Exercise description - Please transcribe the records precisely; pictures stay out of your copy.

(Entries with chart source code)

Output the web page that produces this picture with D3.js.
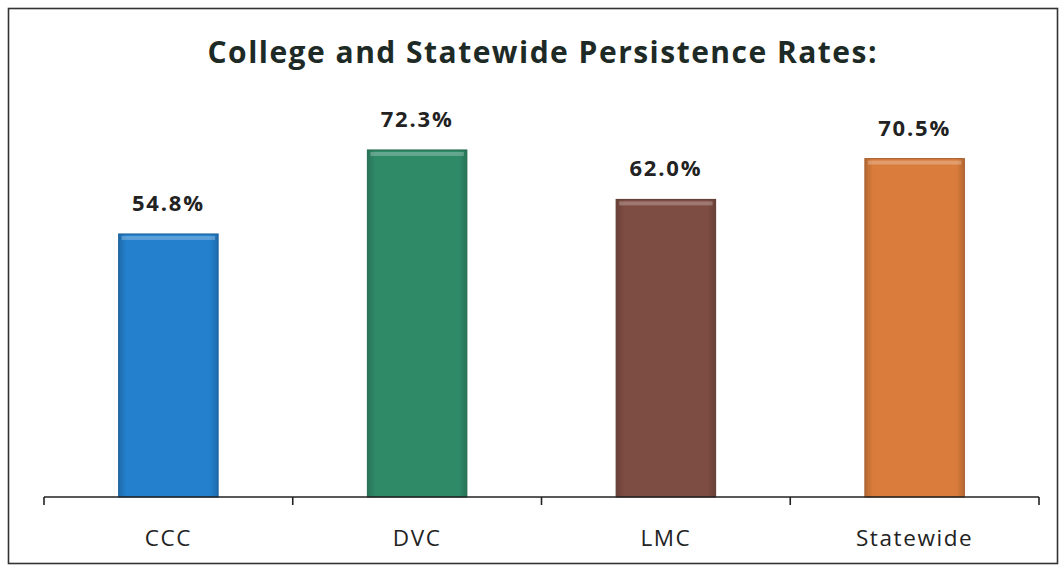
<!DOCTYPE html>
<html><head><meta charset="utf-8">
<script src="https://cdn.jsdelivr.net/npm/d3@7"></script>
<style>body{margin:0;background:#fff}svg{display:block}</style>
</head><body>
<svg id="c" width="1062" height="566"></svg>
<script>
const categories = ["CCC", "DVC", "LMC", "Statewide"];
const values = [54.8, 72.3, 62.0, 70.5];
const barColors = ["#2480cc", "#2f8a68", "#7d4c42", "#d97c3c"];
const title = "College and Statewide Persistence Rates:";

const svg = d3.select("#c");

svg.append("rect").attr("x", 8.5).attr("y", 8.5).attr("width", 1049).attr("height", 555)
  .attr("fill", "#fff").attr("stroke", "#333").attr("stroke-width", 1.6);

const x = d3.scaleBand().domain(categories).range([44, 1039]).paddingInner(0.6).paddingOuter(0.3);
const y = d3.scaleLinear().domain([0, 100]).range([497, 17]);

const defs = svg.append("defs");
barColors.forEach((c, i) => {
  const g = defs.append("linearGradient").attr("id", "g" + i).attr("x1", 0).attr("x2", 1).attr("y1", 0).attr("y2", 0);
  const base = d3.color(c);
  g.append("stop").attr("offset", "0%").attr("stop-color", base.darker(0.5));
  g.append("stop").attr("offset", "8%").attr("stop-color", base);
  g.append("stop").attr("offset", "92%").attr("stop-color", base);
  g.append("stop").attr("offset", "100%").attr("stop-color", base.darker(0.5));
});

const bars = svg.append("g").selectAll("g").data(categories).join("g");
bars.append("rect")
  .attr("x", d => x(d)).attr("width", x.bandwidth())
  .attr("y", (d, i) => y(values[i])).attr("height", (d, i) => y(0) - y(values[i]))
  .attr("fill", (d, i) => `url(#g${i})`)
  .attr("stroke", (d, i) => d3.color(barColors[i]).darker(0.8)).attr("stroke-width", 1);
bars.append("rect")
  .attr("x", d => x(d) + 3).attr("width", x.bandwidth() - 6)
  .attr("y", (d, i) => y(values[i]) + 2).attr("height", 4)
  .attr("fill", "#fff").attr("opacity", 0.25);

bars.append("text")
  .attr("x", d => x(d) + x.bandwidth() / 2)
  .attr("y", (d, i) => y(values[i]) - 23)
  .attr("text-anchor", "middle")
  .attr("font-family", "'Open Sans', sans-serif").attr("font-weight", 700)
  .attr("font-size", 22).attr("letter-spacing", 1.8).attr("fill", "#222")
  .text((d, i) => values[i].toFixed(1) + "%");

const axis = svg.append("g").attr("transform", `translate(0,${y(0)})`);
axis.append("line").attr("x1", 44).attr("x2", 1039).attr("stroke", "#222").attr("stroke-width", 1.6);
const edges = d3.range(categories.length + 1).map(i => 44 + i * (1039 - 44) / categories.length);
axis.selectAll(".tk").data(edges).join("line").attr("class", "tk")
  .attr("x1", d => d).attr("x2", d => d).attr("y1", 0).attr("y2", 8)
  .attr("stroke", "#222").attr("stroke-width", 1.6);
axis.selectAll(".lb").data(categories).join("text").attr("class", "lb")
  .attr("x", d => x(d) + x.bandwidth() / 2).attr("y", 49)
  .attr("text-anchor", "middle")
  .attr("font-family", "'Open Sans', sans-serif").attr("font-size", 22.5)
  .attr("letter-spacing", 1.6).attr("fill", "#222")
  .text(d => d);

svg.append("text").attr("x", 542).attr("y", 63).attr("text-anchor", "middle")
  .attr("font-family", "'Open Sans', sans-serif").attr("font-weight", 700)
  .attr("font-size", 30).attr("fill", "#1e2a25")
  .attr("textLength", 669).attr("lengthAdjust", "spacing")
  .text(title);
</script>
</body></html>
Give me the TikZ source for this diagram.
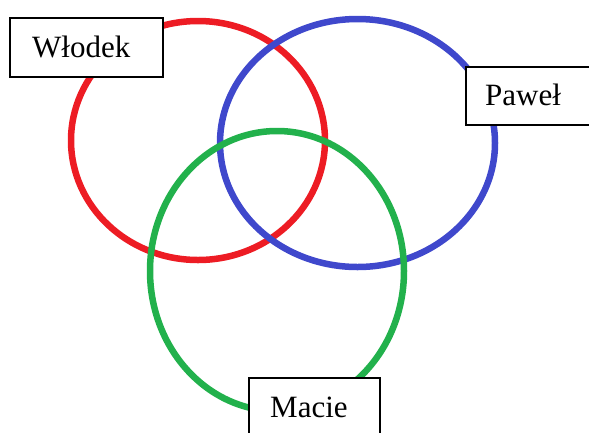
\documentclass[tikz,border=0pt]{standalone}
\usepackage{fontspec}
\setmainfont{Liberation Serif}
\definecolor{cred}{HTML}{ED1C24}
\definecolor{cblue}{HTML}{3F48CC}
\definecolor{cgreen}{HTML}{22B14C}
\begin{document}
\begin{tikzpicture}[x=1pt,y=-1pt,
  ring/.style={line width=6.5pt},
  box/.style={draw=black, line width=2pt, fill=white, rectangle, inner sep=0pt, anchor=north west},
  lbl/.style={inner sep=0pt, anchor=base west, font=\fontsize{31}{36}\selectfont}]
\useasboundingbox (0,0) rectangle (589,432);
\clip (0,0) rectangle (589,432);
\draw[ring, cred] (198,140.5) ellipse [x radius=127, y radius=119.5];
\draw[ring, cblue] (357.5,143) ellipse [x radius=137.5, y radius=124];
\draw[ring, cgreen] (277,271) ellipse [x radius=127, y radius=140];
\node[box, minimum width=153pt, minimum height=59pt] (wbox) at (9,17) {};
\node[lbl] (wl) at (32,57) {Włodek};
\node[box, minimum width=140pt, minimum height=58pt] (pbox) at (465,66) {};
\node[lbl] (pl) at (485,105) {Paweł};
\node[box, minimum width=131pt, minimum height=80pt] (mbox) at (248,377) {};
\node[lbl] (ml) at (270,417) {Macie};
\end{tikzpicture}
\end{document}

Response for this exercise -
Output the web page that produces this picture with D3.js.
<!DOCTYPE html>
<html><head><meta charset="utf-8">
<script src="https://cdn.jsdelivr.net/npm/d3@7"></script>
<style>body{margin:0;background:#fff}svg{display:block}</style>
</head><body>
<svg id="c" width="1062" height="566"></svg>
<script>
const categories = ["CCC", "DVC", "LMC", "Statewide"];
const values = [54.8, 72.3, 62.0, 70.5];
const barColors = ["#2480cc", "#2f8a68", "#7d4c42", "#d97c3c"];
const title = "College and Statewide Persistence Rates:";

const svg = d3.select("#c");

svg.append("rect").attr("x", 8.5).attr("y", 8.5).attr("width", 1049).attr("height", 555)
  .attr("fill", "#fff").attr("stroke", "#333").attr("stroke-width", 1.6);

const x = d3.scaleBand().domain(categories).range([44, 1039]).paddingInner(0.6).paddingOuter(0.3);
const y = d3.scaleLinear().domain([0, 100]).range([497, 17]);

const defs = svg.append("defs");
barColors.forEach((c, i) => {
  const g = defs.append("linearGradient").attr("id", "g" + i).attr("x1", 0).attr("x2", 1).attr("y1", 0).attr("y2", 0);
  const base = d3.color(c);
  g.append("stop").attr("offset", "0%").attr("stop-color", base.darker(0.5));
  g.append("stop").attr("offset", "8%").attr("stop-color", base);
  g.append("stop").attr("offset", "92%").attr("stop-color", base);
  g.append("stop").attr("offset", "100%").attr("stop-color", base.darker(0.5));
});

const bars = svg.append("g").selectAll("g").data(categories).join("g");
bars.append("rect")
  .attr("x", d => x(d)).attr("width", x.bandwidth())
  .attr("y", (d, i) => y(values[i])).attr("height", (d, i) => y(0) - y(values[i]))
  .attr("fill", (d, i) => `url(#g${i})`)
  .attr("stroke", (d, i) => d3.color(barColors[i]).darker(0.8)).attr("stroke-width", 1);
bars.append("rect")
  .attr("x", d => x(d) + 3).attr("width", x.bandwidth() - 6)
  .attr("y", (d, i) => y(values[i]) + 2).attr("height", 4)
  .attr("fill", "#fff").attr("opacity", 0.25);

bars.append("text")
  .attr("x", d => x(d) + x.bandwidth() / 2)
  .attr("y", (d, i) => y(values[i]) - 23)
  .attr("text-anchor", "middle")
  .attr("font-family", "'Open Sans', sans-serif").attr("font-weight", 700)
  .attr("font-size", 22).attr("letter-spacing", 1.8).attr("fill", "#222")
  .text((d, i) => values[i].toFixed(1) + "%");

const axis = svg.append("g").attr("transform", `translate(0,${y(0)})`);
axis.append("line").attr("x1", 44).attr("x2", 1039).attr("stroke", "#222").attr("stroke-width", 1.6);
const edges = d3.range(categories.length + 1).map(i => 44 + i * (1039 - 44) / categories.length);
axis.selectAll(".tk").data(edges).join("line").attr("class", "tk")
  .attr("x1", d => d).attr("x2", d => d).attr("y1", 0).attr("y2", 8)
  .attr("stroke", "#222").attr("stroke-width", 1.6);
axis.selectAll(".lb").data(categories).join("text").attr("class", "lb")
  .attr("x", d => x(d) + x.bandwidth() / 2).attr("y", 49)
  .attr("text-anchor", "middle")
  .attr("font-family", "'Open Sans', sans-serif").attr("font-size", 22.5)
  .attr("letter-spacing", 1.6).attr("fill", "#222")
  .text(d => d);

svg.append("text").attr("x", 542).attr("y", 63).attr("text-anchor", "middle")
  .attr("font-family", "'Open Sans', sans-serif").attr("font-weight", 700)
  .attr("font-size", 30).attr("fill", "#1e2a25")
  .attr("textLength", 669).attr("lengthAdjust", "spacing")
  .text(title);
</script>
</body></html>
Give me the TikZ source for this diagram.
\documentclass[tikz,border=0pt]{standalone}
\usepackage{fontspec}
\setmainfont{Liberation Serif}
\definecolor{cred}{HTML}{ED1C24}
\definecolor{cblue}{HTML}{3F48CC}
\definecolor{cgreen}{HTML}{22B14C}
\begin{document}
\begin{tikzpicture}[x=1pt,y=-1pt,
  ring/.style={line width=6.5pt},
  box/.style={draw=black, line width=2pt, fill=white, rectangle, inner sep=0pt, anchor=north west},
  lbl/.style={inner sep=0pt, anchor=base west, font=\fontsize{31}{36}\selectfont}]
\useasboundingbox (0,0) rectangle (589,432);
\clip (0,0) rectangle (589,432);
\draw[ring, cred] (198,140.5) ellipse [x radius=127, y radius=119.5];
\draw[ring, cblue] (357.5,143) ellipse [x radius=137.5, y radius=124];
\draw[ring, cgreen] (277,271) ellipse [x radius=127, y radius=140];
\node[box, minimum width=153pt, minimum height=59pt] (wbox) at (9,17) {};
\node[lbl] (wl) at (32,57) {Włodek};
\node[box, minimum width=140pt, minimum height=58pt] (pbox) at (465,66) {};
\node[lbl] (pl) at (485,105) {Paweł};
\node[box, minimum width=131pt, minimum height=80pt] (mbox) at (248,377) {};
\node[lbl] (ml) at (270,417) {Macie};
\end{tikzpicture}
\end{document}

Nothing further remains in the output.